ACCORDING TO AUTOMOTIVE body the Federal Chamber of Automotive Industries, the glaring omission from the franchising code discussion paper released this week is the consumer.
The Minister for Employment, Workforce, Skills, Small and Family Business, the Hon. Stuart Robert, today released a discussion paper that considers further reforms to the Franchising Code of Conduct introduced on 1 July this year.
FCAI Chief Executive Tony Weber said by failing to consider the consumer, the discussion paper appears to put the interests of one component of the supply chain over Australian families.
“The ink is not yet dry on far-reaching industry regulations introduced last month. Their impact needs to be seen before more regulations are contemplated,” Mr Weber said.
“The Government describes its franchising reforms as having already delivered ‘big wins’ to dealers, but where there’s a winner there’s also a loser – and in this case it’s the Australian consumer.”
“Automotive franchising is a consumer issue, not an industry protection issue. It should focus on providing consumer choice, not dealer protection at the expense of all others.

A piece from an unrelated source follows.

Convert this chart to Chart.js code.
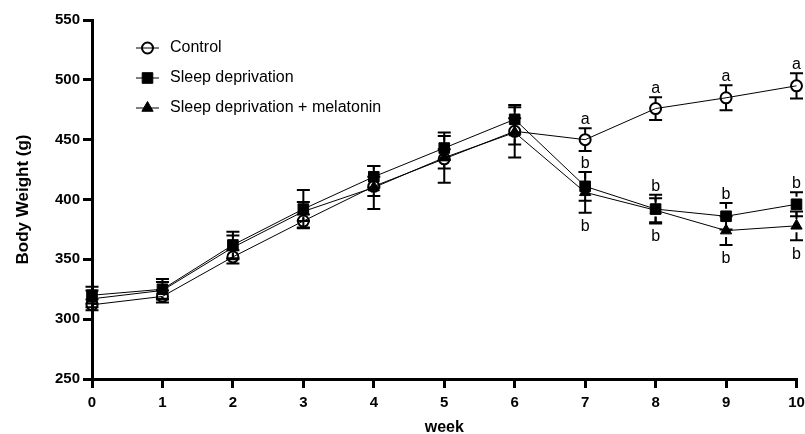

Regulation should encourage innovation and flexibility for business, not leave it anchored in the last century.”
Mr Weber said Australia already has extensive competition and franchising regulations and any further regulation would stifle the industry’s capacity to innovate to meet the changing needs of the Australian consumer.
“Over-regulation will not protect the industry but what will is a choice of sales models, better service and competitive pricing.
“The FCAI looks forward to working with industry stakeholders and the Federal Government on this important issue,” Mr Weber said.